----- INPUT RECORDS -----

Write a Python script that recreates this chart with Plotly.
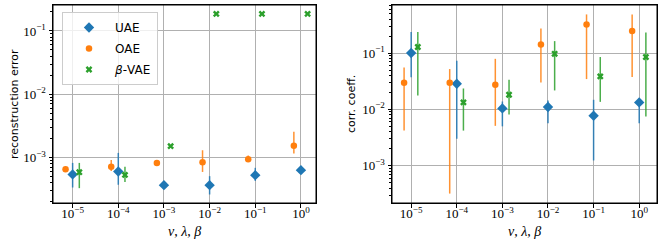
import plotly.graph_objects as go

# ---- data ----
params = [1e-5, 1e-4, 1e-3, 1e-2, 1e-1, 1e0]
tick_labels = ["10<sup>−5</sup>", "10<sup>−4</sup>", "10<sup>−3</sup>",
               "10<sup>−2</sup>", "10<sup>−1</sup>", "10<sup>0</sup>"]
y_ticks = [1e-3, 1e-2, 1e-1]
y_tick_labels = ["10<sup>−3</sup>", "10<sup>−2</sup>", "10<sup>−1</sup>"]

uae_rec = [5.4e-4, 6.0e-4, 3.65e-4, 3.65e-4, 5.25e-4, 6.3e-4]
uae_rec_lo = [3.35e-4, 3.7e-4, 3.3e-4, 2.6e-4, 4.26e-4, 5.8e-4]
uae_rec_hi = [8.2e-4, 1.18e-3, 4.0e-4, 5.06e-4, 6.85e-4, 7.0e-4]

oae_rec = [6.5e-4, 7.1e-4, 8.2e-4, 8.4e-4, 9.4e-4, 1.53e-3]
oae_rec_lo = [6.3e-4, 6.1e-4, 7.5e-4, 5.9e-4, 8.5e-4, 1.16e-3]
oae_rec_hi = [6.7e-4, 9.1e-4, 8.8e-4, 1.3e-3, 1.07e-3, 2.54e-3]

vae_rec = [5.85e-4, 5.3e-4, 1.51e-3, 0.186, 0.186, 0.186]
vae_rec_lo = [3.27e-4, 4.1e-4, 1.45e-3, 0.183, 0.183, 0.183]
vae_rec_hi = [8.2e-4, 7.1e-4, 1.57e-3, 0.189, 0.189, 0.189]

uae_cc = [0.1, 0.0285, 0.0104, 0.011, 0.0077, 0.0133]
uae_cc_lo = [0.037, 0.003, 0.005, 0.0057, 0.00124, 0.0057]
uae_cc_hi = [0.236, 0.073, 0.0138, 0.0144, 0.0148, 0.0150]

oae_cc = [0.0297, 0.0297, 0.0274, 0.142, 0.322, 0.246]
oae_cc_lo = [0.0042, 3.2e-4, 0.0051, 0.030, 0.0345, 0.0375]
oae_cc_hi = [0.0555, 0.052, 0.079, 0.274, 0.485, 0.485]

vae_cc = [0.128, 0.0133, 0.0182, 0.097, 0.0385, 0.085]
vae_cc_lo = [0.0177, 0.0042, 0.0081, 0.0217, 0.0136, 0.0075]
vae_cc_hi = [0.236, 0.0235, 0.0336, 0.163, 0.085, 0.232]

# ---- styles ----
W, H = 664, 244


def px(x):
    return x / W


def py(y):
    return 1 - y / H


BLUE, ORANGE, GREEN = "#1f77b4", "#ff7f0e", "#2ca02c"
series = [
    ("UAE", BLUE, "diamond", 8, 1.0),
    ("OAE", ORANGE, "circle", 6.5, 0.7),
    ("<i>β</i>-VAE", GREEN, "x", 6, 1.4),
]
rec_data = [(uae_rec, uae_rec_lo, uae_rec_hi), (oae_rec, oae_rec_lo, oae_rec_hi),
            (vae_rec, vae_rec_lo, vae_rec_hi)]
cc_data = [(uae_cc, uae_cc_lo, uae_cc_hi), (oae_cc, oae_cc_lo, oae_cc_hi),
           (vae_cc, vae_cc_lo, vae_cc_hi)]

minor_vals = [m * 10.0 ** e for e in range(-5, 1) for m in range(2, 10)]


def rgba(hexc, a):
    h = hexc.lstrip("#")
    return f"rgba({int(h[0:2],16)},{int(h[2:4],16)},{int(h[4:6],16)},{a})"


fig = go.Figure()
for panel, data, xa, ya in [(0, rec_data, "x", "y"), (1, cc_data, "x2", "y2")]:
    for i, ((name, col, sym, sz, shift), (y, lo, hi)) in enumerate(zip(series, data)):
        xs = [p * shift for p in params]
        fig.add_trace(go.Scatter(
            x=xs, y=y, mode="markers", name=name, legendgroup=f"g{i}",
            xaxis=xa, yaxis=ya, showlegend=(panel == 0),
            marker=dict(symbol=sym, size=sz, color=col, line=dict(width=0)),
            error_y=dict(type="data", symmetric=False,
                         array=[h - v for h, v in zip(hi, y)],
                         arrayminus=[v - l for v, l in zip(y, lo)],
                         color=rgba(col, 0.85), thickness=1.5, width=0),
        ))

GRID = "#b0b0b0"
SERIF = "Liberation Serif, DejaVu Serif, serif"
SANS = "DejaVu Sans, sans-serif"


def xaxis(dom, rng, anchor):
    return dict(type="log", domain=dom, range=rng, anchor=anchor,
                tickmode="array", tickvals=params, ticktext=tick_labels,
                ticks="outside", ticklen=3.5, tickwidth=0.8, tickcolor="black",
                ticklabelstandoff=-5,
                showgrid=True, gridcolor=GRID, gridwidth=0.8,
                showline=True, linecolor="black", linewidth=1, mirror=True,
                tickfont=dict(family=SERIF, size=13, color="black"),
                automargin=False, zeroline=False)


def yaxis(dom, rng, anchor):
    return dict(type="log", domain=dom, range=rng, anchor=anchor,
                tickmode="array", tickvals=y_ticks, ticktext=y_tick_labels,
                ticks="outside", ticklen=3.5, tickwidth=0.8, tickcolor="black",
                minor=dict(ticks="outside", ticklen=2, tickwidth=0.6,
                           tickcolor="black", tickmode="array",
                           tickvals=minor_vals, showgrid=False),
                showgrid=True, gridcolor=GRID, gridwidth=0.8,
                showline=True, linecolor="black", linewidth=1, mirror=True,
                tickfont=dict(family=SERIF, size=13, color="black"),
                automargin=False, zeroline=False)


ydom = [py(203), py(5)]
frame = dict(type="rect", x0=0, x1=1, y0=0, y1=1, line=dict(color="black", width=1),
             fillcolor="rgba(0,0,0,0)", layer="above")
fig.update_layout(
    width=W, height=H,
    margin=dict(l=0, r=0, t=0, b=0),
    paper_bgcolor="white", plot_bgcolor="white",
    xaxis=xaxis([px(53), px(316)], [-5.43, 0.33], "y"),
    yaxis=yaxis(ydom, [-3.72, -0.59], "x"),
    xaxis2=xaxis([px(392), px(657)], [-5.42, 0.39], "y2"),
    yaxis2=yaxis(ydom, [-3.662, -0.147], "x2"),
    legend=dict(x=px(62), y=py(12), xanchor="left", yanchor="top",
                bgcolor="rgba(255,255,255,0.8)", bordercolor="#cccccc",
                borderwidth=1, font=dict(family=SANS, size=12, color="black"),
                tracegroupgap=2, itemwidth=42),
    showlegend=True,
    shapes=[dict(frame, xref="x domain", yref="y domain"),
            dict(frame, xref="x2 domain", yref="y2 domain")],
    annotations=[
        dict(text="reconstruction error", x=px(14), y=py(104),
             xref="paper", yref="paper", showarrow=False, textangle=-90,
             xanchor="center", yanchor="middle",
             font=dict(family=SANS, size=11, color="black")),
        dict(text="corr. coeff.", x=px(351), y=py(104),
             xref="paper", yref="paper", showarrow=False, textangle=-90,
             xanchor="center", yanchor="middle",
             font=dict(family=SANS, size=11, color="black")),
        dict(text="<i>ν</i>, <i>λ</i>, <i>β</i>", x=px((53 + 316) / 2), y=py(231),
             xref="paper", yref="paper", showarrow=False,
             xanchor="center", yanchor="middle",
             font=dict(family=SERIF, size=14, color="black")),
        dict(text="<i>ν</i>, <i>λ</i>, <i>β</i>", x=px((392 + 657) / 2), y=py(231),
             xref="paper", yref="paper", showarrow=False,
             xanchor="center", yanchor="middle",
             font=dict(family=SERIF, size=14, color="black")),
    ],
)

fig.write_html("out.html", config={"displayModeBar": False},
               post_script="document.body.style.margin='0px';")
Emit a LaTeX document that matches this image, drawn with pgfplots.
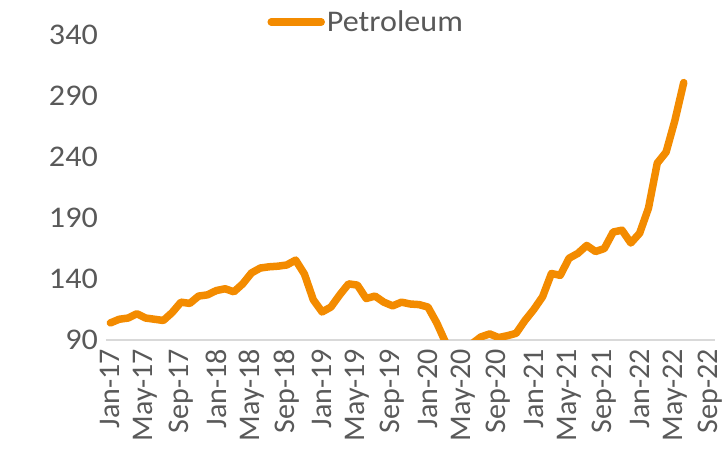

-----

TASK DETAILS: All the lines above are to be reproduced exactly, except the pictures.

CORRECT RESULT:
Write a Python script that recreates this chart with Plotly.
import plotly.graph_objects as go

# ---- data ----
params = [1e-5, 1e-4, 1e-3, 1e-2, 1e-1, 1e0]
tick_labels = ["10<sup>−5</sup>", "10<sup>−4</sup>", "10<sup>−3</sup>",
               "10<sup>−2</sup>", "10<sup>−1</sup>", "10<sup>0</sup>"]
y_ticks = [1e-3, 1e-2, 1e-1]
y_tick_labels = ["10<sup>−3</sup>", "10<sup>−2</sup>", "10<sup>−1</sup>"]

uae_rec = [5.4e-4, 6.0e-4, 3.65e-4, 3.65e-4, 5.25e-4, 6.3e-4]
uae_rec_lo = [3.35e-4, 3.7e-4, 3.3e-4, 2.6e-4, 4.26e-4, 5.8e-4]
uae_rec_hi = [8.2e-4, 1.18e-3, 4.0e-4, 5.06e-4, 6.85e-4, 7.0e-4]

oae_rec = [6.5e-4, 7.1e-4, 8.2e-4, 8.4e-4, 9.4e-4, 1.53e-3]
oae_rec_lo = [6.3e-4, 6.1e-4, 7.5e-4, 5.9e-4, 8.5e-4, 1.16e-3]
oae_rec_hi = [6.7e-4, 9.1e-4, 8.8e-4, 1.3e-3, 1.07e-3, 2.54e-3]

vae_rec = [5.85e-4, 5.3e-4, 1.51e-3, 0.186, 0.186, 0.186]
vae_rec_lo = [3.27e-4, 4.1e-4, 1.45e-3, 0.183, 0.183, 0.183]
vae_rec_hi = [8.2e-4, 7.1e-4, 1.57e-3, 0.189, 0.189, 0.189]

uae_cc = [0.1, 0.0285, 0.0104, 0.011, 0.0077, 0.0133]
uae_cc_lo = [0.037, 0.003, 0.005, 0.0057, 0.00124, 0.0057]
uae_cc_hi = [0.236, 0.073, 0.0138, 0.0144, 0.0148, 0.0150]

oae_cc = [0.0297, 0.0297, 0.0274, 0.142, 0.322, 0.246]
oae_cc_lo = [0.0042, 3.2e-4, 0.0051, 0.030, 0.0345, 0.0375]
oae_cc_hi = [0.0555, 0.052, 0.079, 0.274, 0.485, 0.485]

vae_cc = [0.128, 0.0133, 0.0182, 0.097, 0.0385, 0.085]
vae_cc_lo = [0.0177, 0.0042, 0.0081, 0.0217, 0.0136, 0.0075]
vae_cc_hi = [0.236, 0.0235, 0.0336, 0.163, 0.085, 0.232]

# ---- styles ----
W, H = 664, 244


def px(x):
    return x / W


def py(y):
    return 1 - y / H


BLUE, ORANGE, GREEN = "#1f77b4", "#ff7f0e", "#2ca02c"
series = [
    ("UAE", BLUE, "diamond", 8, 1.0),
    ("OAE", ORANGE, "circle", 6.5, 0.7),
    ("<i>β</i>-VAE", GREEN, "x", 6, 1.4),
]
rec_data = [(uae_rec, uae_rec_lo, uae_rec_hi), (oae_rec, oae_rec_lo, oae_rec_hi),
            (vae_rec, vae_rec_lo, vae_rec_hi)]
cc_data = [(uae_cc, uae_cc_lo, uae_cc_hi), (oae_cc, oae_cc_lo, oae_cc_hi),
           (vae_cc, vae_cc_lo, vae_cc_hi)]

minor_vals = [m * 10.0 ** e for e in range(-5, 1) for m in range(2, 10)]


def rgba(hexc, a):
    h = hexc.lstrip("#")
    return f"rgba({int(h[0:2],16)},{int(h[2:4],16)},{int(h[4:6],16)},{a})"


fig = go.Figure()
for panel, data, xa, ya in [(0, rec_data, "x", "y"), (1, cc_data, "x2", "y2")]:
    for i, ((name, col, sym, sz, shift), (y, lo, hi)) in enumerate(zip(series, data)):
        xs = [p * shift for p in params]
        fig.add_trace(go.Scatter(
            x=xs, y=y, mode="markers", name=name, legendgroup=f"g{i}",
            xaxis=xa, yaxis=ya, showlegend=(panel == 0),
            marker=dict(symbol=sym, size=sz, color=col, line=dict(width=0)),
            error_y=dict(type="data", symmetric=False,
                         array=[h - v for h, v in zip(hi, y)],
                         arrayminus=[v - l for v, l in zip(y, lo)],
                         color=rgba(col, 0.85), thickness=1.5, width=0),
        ))

GRID = "#b0b0b0"
SERIF = "Liberation Serif, DejaVu Serif, serif"
SANS = "DejaVu Sans, sans-serif"


def xaxis(dom, rng, anchor):
    return dict(type="log", domain=dom, range=rng, anchor=anchor,
                tickmode="array", tickvals=params, ticktext=tick_labels,
                ticks="outside", ticklen=3.5, tickwidth=0.8, tickcolor="black",
                ticklabelstandoff=-5,
                showgrid=True, gridcolor=GRID, gridwidth=0.8,
                showline=True, linecolor="black", linewidth=1, mirror=True,
                tickfont=dict(family=SERIF, size=13, color="black"),
                automargin=False, zeroline=False)


def yaxis(dom, rng, anchor):
    return dict(type="log", domain=dom, range=rng, anchor=anchor,
                tickmode="array", tickvals=y_ticks, ticktext=y_tick_labels,
                ticks="outside", ticklen=3.5, tickwidth=0.8, tickcolor="black",
                minor=dict(ticks="outside", ticklen=2, tickwidth=0.6,
                           tickcolor="black", tickmode="array",
                           tickvals=minor_vals, showgrid=False),
                showgrid=True, gridcolor=GRID, gridwidth=0.8,
                showline=True, linecolor="black", linewidth=1, mirror=True,
                tickfont=dict(family=SERIF, size=13, color="black"),
                automargin=False, zeroline=False)


ydom = [py(203), py(5)]
frame = dict(type="rect", x0=0, x1=1, y0=0, y1=1, line=dict(color="black", width=1),
             fillcolor="rgba(0,0,0,0)", layer="above")
fig.update_layout(
    width=W, height=H,
    margin=dict(l=0, r=0, t=0, b=0),
    paper_bgcolor="white", plot_bgcolor="white",
    xaxis=xaxis([px(53), px(316)], [-5.43, 0.33], "y"),
    yaxis=yaxis(ydom, [-3.72, -0.59], "x"),
    xaxis2=xaxis([px(392), px(657)], [-5.42, 0.39], "y2"),
    yaxis2=yaxis(ydom, [-3.662, -0.147], "x2"),
    legend=dict(x=px(62), y=py(12), xanchor="left", yanchor="top",
                bgcolor="rgba(255,255,255,0.8)", bordercolor="#cccccc",
                borderwidth=1, font=dict(family=SANS, size=12, color="black"),
                tracegroupgap=2, itemwidth=42),
    showlegend=True,
    shapes=[dict(frame, xref="x domain", yref="y domain"),
            dict(frame, xref="x2 domain", yref="y2 domain")],
    annotations=[
        dict(text="reconstruction error", x=px(14), y=py(104),
             xref="paper", yref="paper", showarrow=False, textangle=-90,
             xanchor="center", yanchor="middle",
             font=dict(family=SANS, size=11, color="black")),
        dict(text="corr. coeff.", x=px(351), y=py(104),
             xref="paper", yref="paper", showarrow=False, textangle=-90,
             xanchor="center", yanchor="middle",
             font=dict(family=SANS, size=11, color="black")),
        dict(text="<i>ν</i>, <i>λ</i>, <i>β</i>", x=px((53 + 316) / 2), y=py(231),
             xref="paper", yref="paper", showarrow=False,
             xanchor="center", yanchor="middle",
             font=dict(family=SERIF, size=14, color="black")),
        dict(text="<i>ν</i>, <i>λ</i>, <i>β</i>", x=px((392 + 657) / 2), y=py(231),
             xref="paper", yref="paper", showarrow=False,
             xanchor="center", yanchor="middle",
             font=dict(family=SERIF, size=14, color="black")),
    ],
)

fig.write_html("out.html", config={"displayModeBar": False},
               post_script="document.body.style.margin='0px';")
Emit a LaTeX document that matches this image, drawn with pgfplots.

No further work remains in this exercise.